Dataset extract:
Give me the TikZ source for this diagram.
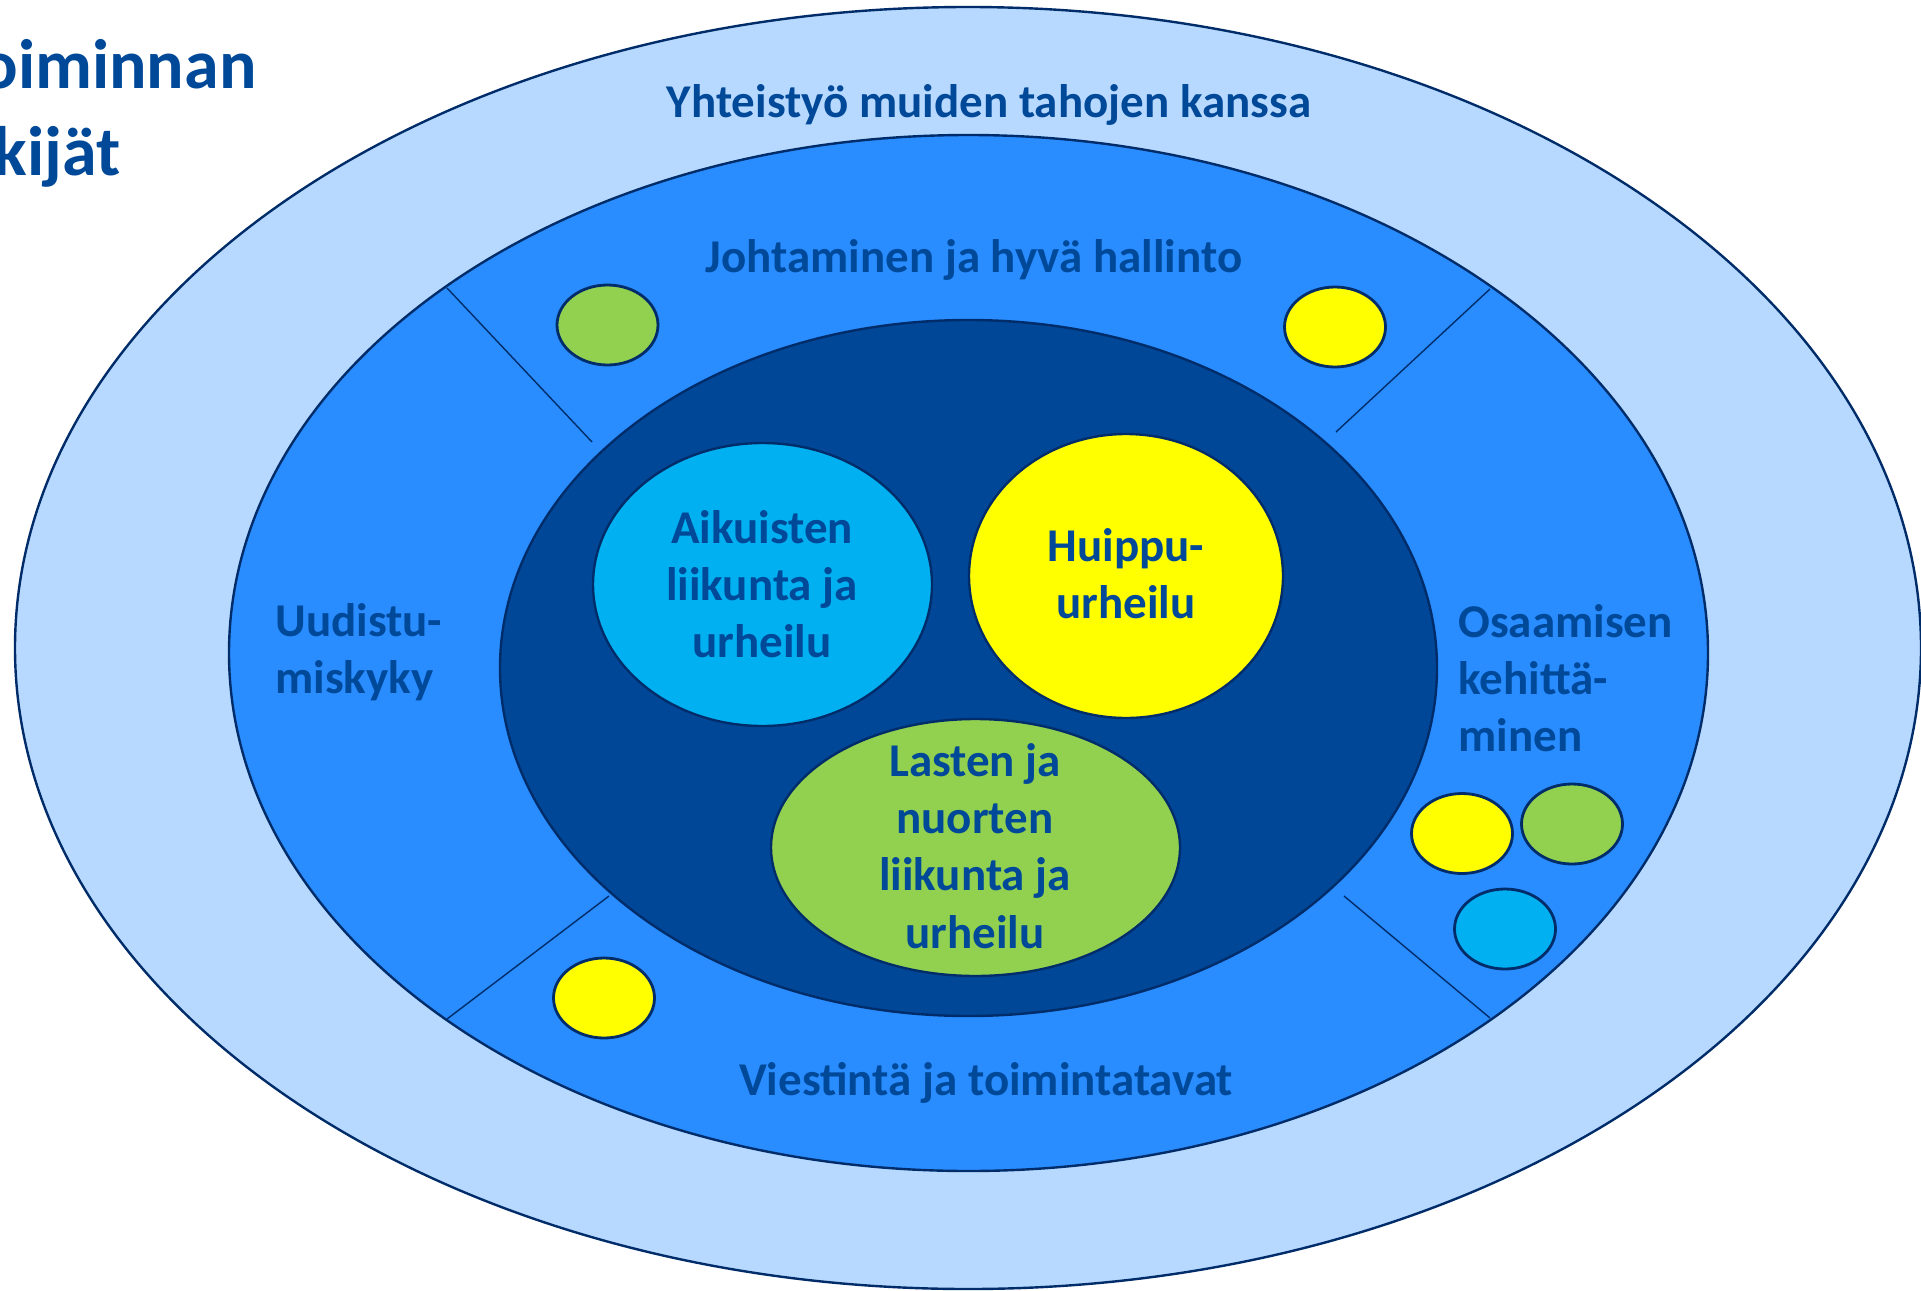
\documentclass[tikz,border=0pt]{standalone}
\usepackage{fontspec}
\setmainfont{Carlito}
\usetikzlibrary{shapes.geometric}
\definecolor{lightring}{RGB}{184,217,255}
\definecolor{midring}{RGB}{41,140,255}
\definecolor{darkcore}{RGB}{0,71,152}
\definecolor{cyanfill}{RGB}{0,176,240}
\definecolor{yellowfill}{RGB}{255,255,0}
\definecolor{greenfill}{RGB}{146,208,80}
\definecolor{edgecol}{RGB}{0,45,105}
\definecolor{txtcol}{RGB}{0,72,152}
\begin{document}
\begin{tikzpicture}[x=0.5pt,y=-0.5pt,
  ring/.style={ellipse, draw=edgecol, line width=1.2pt, inner sep=0pt, outer sep=0pt},
  dot/.style={ellipse, draw=edgecol, line width=1.4pt, inner sep=0pt, outer sep=0pt, minimum width=50.5pt, minimum height=40pt},
  lbl/.style={text=txtcol, font=\bfseries\fontsize{23.5}{28.6}\selectfont, align=center, inner sep=0pt},
  ttl/.style={text=txtcol, font=\bfseries\fontsize{35}{43}\selectfont, inner sep=0pt},
  divider/.style={draw=edgecol, line width=0.7pt}]
\useasboundingbox (0,0) rectangle (1921,1290);
\clip (0,0) rectangle (1921,1290);
\fill[white] (0,0) rectangle (1921,1290);

% rings
\node[ring, fill=lightring, minimum width=953pt, minimum height=641pt] (outer) at (968,648) {};
\node[ring, fill=midring, minimum width=739.5pt, minimum height=518pt] (middle) at (968.5,653) {};
\node[ring, fill=darkcore, minimum width=468.5pt, minimum height=348pt] (core) at (968.5,668) {};

% dividers
\coordinate (tlA) at (447,288);  \coordinate (tlB) at (592,442);
\coordinate (trA) at (1490,289); \coordinate (trB) at (1336,432);
\coordinate (brA) at (1490,1018);\coordinate (brB) at (1344,896);
\coordinate (blA) at (447,1019); \coordinate (blB) at (609,896);
\draw[divider] (tlA) -- (tlB);
\draw[divider] (trA) -- (trB);
\draw[divider] (brA) -- (brB);
\draw[divider] (blA) -- (blB);

% inner ellipses
\node[ring, fill=cyanfill, minimum width=169.5pt, minimum height=141.5pt] (adult) at (762.5,584.5) {};
\node[ring, fill=yellowfill, minimum width=157pt, minimum height=142pt] (elite) at (1126,576) {};
\node[ring, fill=greenfill, minimum width=204.5pt, minimum height=128.5pt] (youth) at (975.5,847.5) {};

% small dots
\node[dot, fill=greenfill] (d1) at (607.5,325) {};
\node[dot, fill=yellowfill] (d2) at (1335,327) {};
\node[dot, fill=yellowfill] (d3) at (604,998) {};
\node[dot, fill=yellowfill] (d4) at (1462,833.5) {};
\node[dot, fill=greenfill] (d5) at (1572,824) {};
\node[dot, fill=cyanfill] (d6) at (1505,929) {};

% labels
\node[lbl, anchor=base] (tCoop) at (989,117) {Yhteistyö muiden tahojen kanssa};
\node[lbl, anchor=base] (tLead) at (974,272) {Johtaminen ja hyvä hallinto};
\node[lbl, anchor=base] (tComm) at (986,1095) {Viestintä ja toimintatavat};
\node[lbl, anchor=west, align=left] (tRenew) at (275,652) {Uudistu-\\miskyky};
\node[lbl, anchor=west, align=left] (tSkill) at (1458,678) {Osaamisen\\kehittä-\\minen};
\node[lbl] (tAdult) at (762,584) {Aikuisten\\liikunta ja\\urheilu};
\node[lbl] (tElite) at (1126,574) {Huippu-\\urheilu};
\node[lbl] (tYouth) at (975,846) {Lasten ja\\nuorten\\liikunta ja\\urheilu};

% title (cut at the left edge)
\node[ttl, anchor=base east] (title1) at (257,88) {oiminnan};
\node[ttl, anchor=base east] (title2) at (121,175) {kijät};
\end{tikzpicture}
\end{document}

Problem statement: Leave the pictures out and reproduce exactly the lines from the top of the listing above through the line with "minimum width=204.5pt, minimum".

Task output:
Give me the TikZ source for this diagram.
\documentclass[tikz,border=0pt]{standalone}
\usepackage{fontspec}
\setmainfont{Carlito}
\usetikzlibrary{shapes.geometric}
\definecolor{lightring}{RGB}{184,217,255}
\definecolor{midring}{RGB}{41,140,255}
\definecolor{darkcore}{RGB}{0,71,152}
\definecolor{cyanfill}{RGB}{0,176,240}
\definecolor{yellowfill}{RGB}{255,255,0}
\definecolor{greenfill}{RGB}{146,208,80}
\definecolor{edgecol}{RGB}{0,45,105}
\definecolor{txtcol}{RGB}{0,72,152}
\begin{document}
\begin{tikzpicture}[x=0.5pt,y=-0.5pt,
  ring/.style={ellipse, draw=edgecol, line width=1.2pt, inner sep=0pt, outer sep=0pt},
  dot/.style={ellipse, draw=edgecol, line width=1.4pt, inner sep=0pt, outer sep=0pt, minimum width=50.5pt, minimum height=40pt},
  lbl/.style={text=txtcol, font=\bfseries\fontsize{23.5}{28.6}\selectfont, align=center, inner sep=0pt},
  ttl/.style={text=txtcol, font=\bfseries\fontsize{35}{43}\selectfont, inner sep=0pt},
  divider/.style={draw=edgecol, line width=0.7pt}]
\useasboundingbox (0,0) rectangle (1921,1290);
\clip (0,0) rectangle (1921,1290);
\fill[white] (0,0) rectangle (1921,1290);

% rings
\node[ring, fill=lightring, minimum width=953pt, minimum height=641pt] (outer) at (968,648) {};
\node[ring, fill=midring, minimum width=739.5pt, minimum height=518pt] (middle) at (968.5,653) {};
\node[ring, fill=darkcore, minimum width=468.5pt, minimum height=348pt] (core) at (968.5,668) {};

% dividers
\coordinate (tlA) at (447,288);  \coordinate (tlB) at (592,442);
\coordinate (trA) at (1490,289); \coordinate (trB) at (1336,432);
\coordinate (brA) at (1490,1018);\coordinate (brB) at (1344,896);
\coordinate (blA) at (447,1019); \coordinate (blB) at (609,896);
\draw[divider] (tlA) -- (tlB);
\draw[divider] (trA) -- (trB);
\draw[divider] (brA) -- (brB);
\draw[divider] (blA) -- (blB);

% inner ellipses
\node[ring, fill=cyanfill, minimum width=169.5pt, minimum height=141.5pt] (adult) at (762.5,584.5) {};
\node[ring, fill=yellowfill, minimum width=157pt, minimum height=142pt] (elite) at (1126,576) {};
\node[ring, fill=greenfill, minimum width=204.5pt, minimum height=128.5pt] (youth) at (975.5,847.5) {};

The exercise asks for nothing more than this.